A standout is one of the first tracks on the album, "If I Die," featuring Lucian on vocals. In it, Butta hypothetically considers what would happen if he left the Earth today, weighing the relationships he would leave behind, and his good and bad deeds. A slow head-nodder, it's been steadily making the rounds on the internet.
What's clear is Butta's dedication to hip-hop as a craft rather than an image and the influence of old-school hip-hop greats that provided the soundtrack to his early days as a b-boy: "I was breakdancing to the Sugar Hill Gang, taking linoleum from my bathroom and bringing it outside to break," Butta says. "I knew I was a part of rap. Whether I wanted to be or not, I just was."
Butta V. reminisces on three albums that shaped him as an MC:
De la Soul, De la Soul Is Dead
"This was the joint that really made me want to rap. I played this record out that whole summer . Everything they would talk about I would actually understand; it wasn't something I had to look into. Very relevant, social-commentary-type stuff, and the beats were fire. This joint definitely pushed me in the direction like, I could do this; this is what I want to do."
Wu-Tang Clan, Enter the Wu-Tang (36 Chambers)
"I remember right after hearing it, I went looking for eight more dudes to rock with! It was different to me. The beats were so dirty and raw, the way they flipped the aggression and sadness. I remember on 'Tearz,' when I heard RZA's ad libs, like 'Yo, yo, my mother got shot,' the first time I heard that, my face felt like it was really happening in front of me. This joint really put an emphasis on expressing emotion."

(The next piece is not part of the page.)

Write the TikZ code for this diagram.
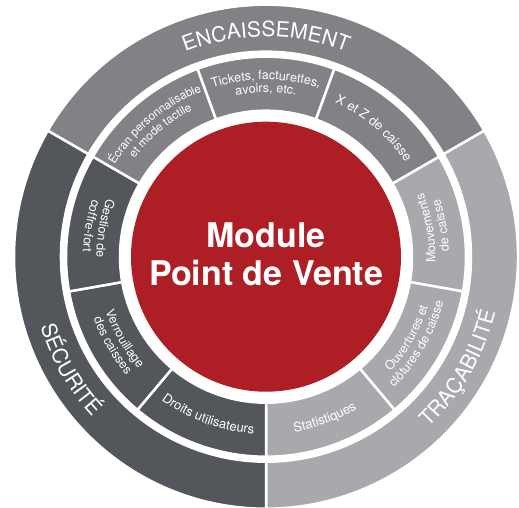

Slum Village, Fantastic Vol. 2
"This is the nail in the coffin on what's affected my style to this day. I first saw the video for 'Raise It Up' and I was like, This is dope, but I didn't look into it. Then maybe a year and a half later, my man Shorte was driving around playing it, and I was like, This shit is bangin' — let me hold it. I sat with the album for weeks, just analyzing it, listening to the beats, how the MCs say what they say and change their voice. It really felt free to me. Since then, I haven't really heard anything like it. Fantastic Vol. 2 really changed the way I do my thing."